* The exercise *
Repeat the material below word for word and leave out all pictures.

* Dataset content *

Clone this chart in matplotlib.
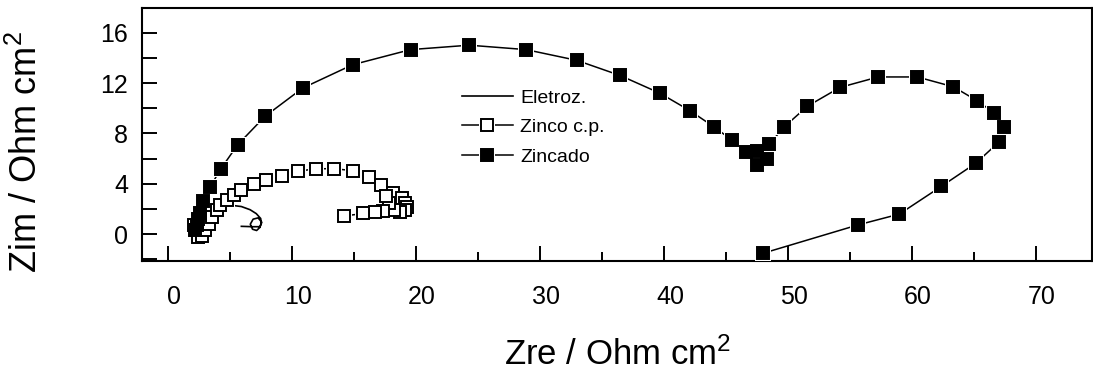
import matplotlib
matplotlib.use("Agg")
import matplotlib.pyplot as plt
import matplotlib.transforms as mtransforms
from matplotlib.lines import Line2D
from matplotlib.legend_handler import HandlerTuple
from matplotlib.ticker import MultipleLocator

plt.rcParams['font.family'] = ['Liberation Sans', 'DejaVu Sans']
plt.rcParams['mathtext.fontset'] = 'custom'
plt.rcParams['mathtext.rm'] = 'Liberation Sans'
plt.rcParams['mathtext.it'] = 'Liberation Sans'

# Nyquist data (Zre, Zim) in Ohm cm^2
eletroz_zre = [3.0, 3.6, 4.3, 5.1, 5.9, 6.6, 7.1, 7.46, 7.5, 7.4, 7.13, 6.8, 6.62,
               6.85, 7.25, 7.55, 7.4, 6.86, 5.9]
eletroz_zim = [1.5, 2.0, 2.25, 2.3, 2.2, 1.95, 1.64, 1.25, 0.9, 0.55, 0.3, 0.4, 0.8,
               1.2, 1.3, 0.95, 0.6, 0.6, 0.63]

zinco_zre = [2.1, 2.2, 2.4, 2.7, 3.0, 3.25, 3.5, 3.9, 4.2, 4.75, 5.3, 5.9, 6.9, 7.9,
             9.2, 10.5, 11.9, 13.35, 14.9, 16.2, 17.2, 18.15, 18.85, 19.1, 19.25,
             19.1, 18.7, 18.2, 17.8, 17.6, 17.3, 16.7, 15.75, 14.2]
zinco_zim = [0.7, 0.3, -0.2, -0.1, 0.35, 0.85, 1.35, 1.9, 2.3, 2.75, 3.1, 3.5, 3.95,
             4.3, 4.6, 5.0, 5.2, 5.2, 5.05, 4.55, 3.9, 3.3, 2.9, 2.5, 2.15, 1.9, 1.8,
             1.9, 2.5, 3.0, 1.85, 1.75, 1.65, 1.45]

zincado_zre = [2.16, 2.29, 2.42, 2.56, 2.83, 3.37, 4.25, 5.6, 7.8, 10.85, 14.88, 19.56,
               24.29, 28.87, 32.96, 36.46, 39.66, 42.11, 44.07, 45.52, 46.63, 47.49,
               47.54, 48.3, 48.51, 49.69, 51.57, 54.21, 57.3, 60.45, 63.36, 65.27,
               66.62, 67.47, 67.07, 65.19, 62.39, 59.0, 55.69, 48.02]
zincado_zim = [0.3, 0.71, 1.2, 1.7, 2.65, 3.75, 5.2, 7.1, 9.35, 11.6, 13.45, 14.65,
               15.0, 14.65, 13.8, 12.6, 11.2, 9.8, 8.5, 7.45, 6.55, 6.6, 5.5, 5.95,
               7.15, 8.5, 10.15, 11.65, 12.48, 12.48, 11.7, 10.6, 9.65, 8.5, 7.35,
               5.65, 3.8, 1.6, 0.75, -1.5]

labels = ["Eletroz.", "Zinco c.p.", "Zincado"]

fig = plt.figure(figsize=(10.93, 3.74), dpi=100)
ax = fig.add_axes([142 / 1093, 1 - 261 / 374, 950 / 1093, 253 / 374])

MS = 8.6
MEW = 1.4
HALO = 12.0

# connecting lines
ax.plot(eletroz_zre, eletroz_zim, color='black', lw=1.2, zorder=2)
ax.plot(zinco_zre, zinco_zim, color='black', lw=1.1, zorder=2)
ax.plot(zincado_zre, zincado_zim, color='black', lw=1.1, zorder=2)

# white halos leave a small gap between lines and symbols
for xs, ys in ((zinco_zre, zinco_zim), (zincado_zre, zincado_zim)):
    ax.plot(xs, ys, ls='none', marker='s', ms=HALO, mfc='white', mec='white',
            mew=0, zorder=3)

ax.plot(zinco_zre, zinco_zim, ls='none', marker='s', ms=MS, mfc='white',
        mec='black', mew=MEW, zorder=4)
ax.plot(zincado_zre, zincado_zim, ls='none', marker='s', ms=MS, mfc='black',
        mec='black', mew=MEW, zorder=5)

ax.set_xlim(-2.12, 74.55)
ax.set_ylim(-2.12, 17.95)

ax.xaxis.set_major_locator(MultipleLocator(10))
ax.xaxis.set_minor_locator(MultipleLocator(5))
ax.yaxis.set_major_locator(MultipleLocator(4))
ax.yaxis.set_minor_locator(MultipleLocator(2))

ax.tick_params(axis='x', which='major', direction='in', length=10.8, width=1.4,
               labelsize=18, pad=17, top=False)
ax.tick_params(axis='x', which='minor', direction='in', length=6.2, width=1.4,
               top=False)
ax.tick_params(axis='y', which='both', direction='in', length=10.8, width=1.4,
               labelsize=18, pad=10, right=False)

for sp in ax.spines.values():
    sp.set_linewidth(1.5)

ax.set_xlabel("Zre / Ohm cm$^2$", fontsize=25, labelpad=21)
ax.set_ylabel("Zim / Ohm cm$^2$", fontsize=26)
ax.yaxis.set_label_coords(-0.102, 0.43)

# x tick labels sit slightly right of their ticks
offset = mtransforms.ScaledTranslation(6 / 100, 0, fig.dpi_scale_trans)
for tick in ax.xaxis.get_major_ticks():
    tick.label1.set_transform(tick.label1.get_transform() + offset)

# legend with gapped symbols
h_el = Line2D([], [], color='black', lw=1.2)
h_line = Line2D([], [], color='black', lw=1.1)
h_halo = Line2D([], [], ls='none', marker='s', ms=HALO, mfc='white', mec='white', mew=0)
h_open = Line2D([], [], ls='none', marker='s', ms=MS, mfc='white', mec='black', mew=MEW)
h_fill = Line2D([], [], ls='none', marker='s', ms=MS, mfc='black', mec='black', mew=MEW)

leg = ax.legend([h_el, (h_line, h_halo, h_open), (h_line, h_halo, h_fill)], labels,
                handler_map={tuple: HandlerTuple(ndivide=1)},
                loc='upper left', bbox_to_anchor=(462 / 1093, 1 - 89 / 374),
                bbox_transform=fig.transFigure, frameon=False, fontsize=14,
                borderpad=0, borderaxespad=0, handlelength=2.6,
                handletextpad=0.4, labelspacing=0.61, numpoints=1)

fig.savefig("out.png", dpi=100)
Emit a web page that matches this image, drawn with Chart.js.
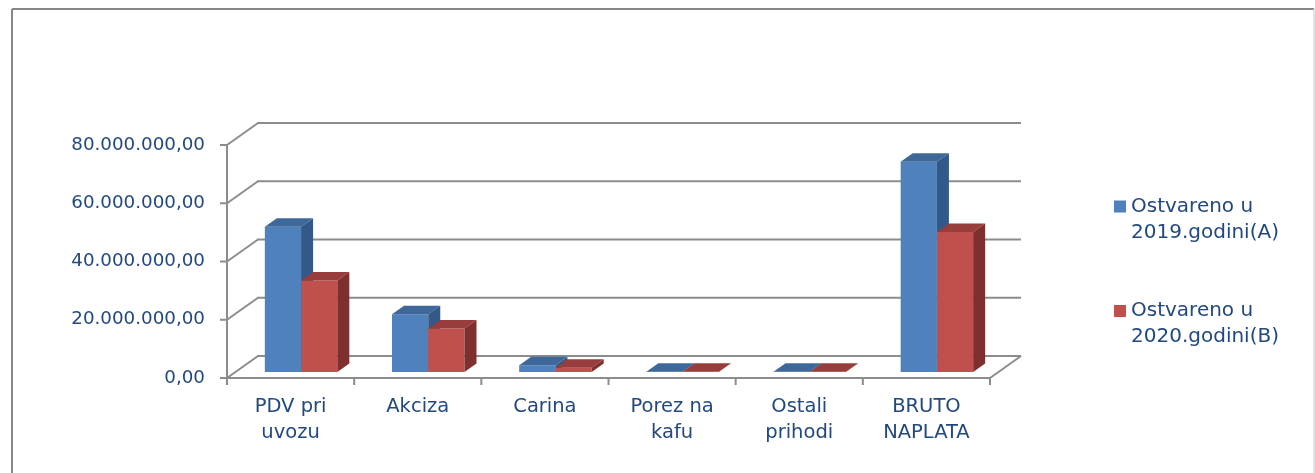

* Task answer *
Clone this chart in matplotlib.
import matplotlib
matplotlib.use("Agg")
import matplotlib.pyplot as plt
import matplotlib.transforms as mtransforms
from matplotlib.lines import Line2D
from matplotlib.legend_handler import HandlerTuple
from matplotlib.ticker import MultipleLocator

plt.rcParams['font.family'] = ['Liberation Sans', 'DejaVu Sans']
plt.rcParams['mathtext.fontset'] = 'custom'
plt.rcParams['mathtext.rm'] = 'Liberation Sans'
plt.rcParams['mathtext.it'] = 'Liberation Sans'

# Nyquist data (Zre, Zim) in Ohm cm^2
eletroz_zre = [3.0, 3.6, 4.3, 5.1, 5.9, 6.6, 7.1, 7.46, 7.5, 7.4, 7.13, 6.8, 6.62,
               6.85, 7.25, 7.55, 7.4, 6.86, 5.9]
eletroz_zim = [1.5, 2.0, 2.25, 2.3, 2.2, 1.95, 1.64, 1.25, 0.9, 0.55, 0.3, 0.4, 0.8,
               1.2, 1.3, 0.95, 0.6, 0.6, 0.63]

zinco_zre = [2.1, 2.2, 2.4, 2.7, 3.0, 3.25, 3.5, 3.9, 4.2, 4.75, 5.3, 5.9, 6.9, 7.9,
             9.2, 10.5, 11.9, 13.35, 14.9, 16.2, 17.2, 18.15, 18.85, 19.1, 19.25,
             19.1, 18.7, 18.2, 17.8, 17.6, 17.3, 16.7, 15.75, 14.2]
zinco_zim = [0.7, 0.3, -0.2, -0.1, 0.35, 0.85, 1.35, 1.9, 2.3, 2.75, 3.1, 3.5, 3.95,
             4.3, 4.6, 5.0, 5.2, 5.2, 5.05, 4.55, 3.9, 3.3, 2.9, 2.5, 2.15, 1.9, 1.8,
             1.9, 2.5, 3.0, 1.85, 1.75, 1.65, 1.45]

zincado_zre = [2.16, 2.29, 2.42, 2.56, 2.83, 3.37, 4.25, 5.6, 7.8, 10.85, 14.88, 19.56,
               24.29, 28.87, 32.96, 36.46, 39.66, 42.11, 44.07, 45.52, 46.63, 47.49,
               47.54, 48.3, 48.51, 49.69, 51.57, 54.21, 57.3, 60.45, 63.36, 65.27,
               66.62, 67.47, 67.07, 65.19, 62.39, 59.0, 55.69, 48.02]
zincado_zim = [0.3, 0.71, 1.2, 1.7, 2.65, 3.75, 5.2, 7.1, 9.35, 11.6, 13.45, 14.65,
               15.0, 14.65, 13.8, 12.6, 11.2, 9.8, 8.5, 7.45, 6.55, 6.6, 5.5, 5.95,
               7.15, 8.5, 10.15, 11.65, 12.48, 12.48, 11.7, 10.6, 9.65, 8.5, 7.35,
               5.65, 3.8, 1.6, 0.75, -1.5]

labels = ["Eletroz.", "Zinco c.p.", "Zincado"]

fig = plt.figure(figsize=(10.93, 3.74), dpi=100)
ax = fig.add_axes([142 / 1093, 1 - 261 / 374, 950 / 1093, 253 / 374])

MS = 8.6
MEW = 1.4
HALO = 12.0

# connecting lines
ax.plot(eletroz_zre, eletroz_zim, color='black', lw=1.2, zorder=2)
ax.plot(zinco_zre, zinco_zim, color='black', lw=1.1, zorder=2)
ax.plot(zincado_zre, zincado_zim, color='black', lw=1.1, zorder=2)

# white halos leave a small gap between lines and symbols
for xs, ys in ((zinco_zre, zinco_zim), (zincado_zre, zincado_zim)):
    ax.plot(xs, ys, ls='none', marker='s', ms=HALO, mfc='white', mec='white',
            mew=0, zorder=3)

ax.plot(zinco_zre, zinco_zim, ls='none', marker='s', ms=MS, mfc='white',
        mec='black', mew=MEW, zorder=4)
ax.plot(zincado_zre, zincado_zim, ls='none', marker='s', ms=MS, mfc='black',
        mec='black', mew=MEW, zorder=5)

ax.set_xlim(-2.12, 74.55)
ax.set_ylim(-2.12, 17.95)

ax.xaxis.set_major_locator(MultipleLocator(10))
ax.xaxis.set_minor_locator(MultipleLocator(5))
ax.yaxis.set_major_locator(MultipleLocator(4))
ax.yaxis.set_minor_locator(MultipleLocator(2))

ax.tick_params(axis='x', which='major', direction='in', length=10.8, width=1.4,
               labelsize=18, pad=17, top=False)
ax.tick_params(axis='x', which='minor', direction='in', length=6.2, width=1.4,
               top=False)
ax.tick_params(axis='y', which='both', direction='in', length=10.8, width=1.4,
               labelsize=18, pad=10, right=False)

for sp in ax.spines.values():
    sp.set_linewidth(1.5)

ax.set_xlabel("Zre / Ohm cm$^2$", fontsize=25, labelpad=21)
ax.set_ylabel("Zim / Ohm cm$^2$", fontsize=26)
ax.yaxis.set_label_coords(-0.102, 0.43)

# x tick labels sit slightly right of their ticks
offset = mtransforms.ScaledTranslation(6 / 100, 0, fig.dpi_scale_trans)
for tick in ax.xaxis.get_major_ticks():
    tick.label1.set_transform(tick.label1.get_transform() + offset)

# legend with gapped symbols
h_el = Line2D([], [], color='black', lw=1.2)
h_line = Line2D([], [], color='black', lw=1.1)
h_halo = Line2D([], [], ls='none', marker='s', ms=HALO, mfc='white', mec='white', mew=0)
h_open = Line2D([], [], ls='none', marker='s', ms=MS, mfc='white', mec='black', mew=MEW)
h_fill = Line2D([], [], ls='none', marker='s', ms=MS, mfc='black', mec='black', mew=MEW)

leg = ax.legend([h_el, (h_line, h_halo, h_open), (h_line, h_halo, h_fill)], labels,
                handler_map={tuple: HandlerTuple(ndivide=1)},
                loc='upper left', bbox_to_anchor=(462 / 1093, 1 - 89 / 374),
                bbox_transform=fig.transFigure, frameon=False, fontsize=14,
                borderpad=0, borderaxespad=0, handlelength=2.6,
                handletextpad=0.4, labelspacing=0.61, numpoints=1)

fig.savefig("out.png", dpi=100)
Emit a web page that matches this image, drawn with Chart.js.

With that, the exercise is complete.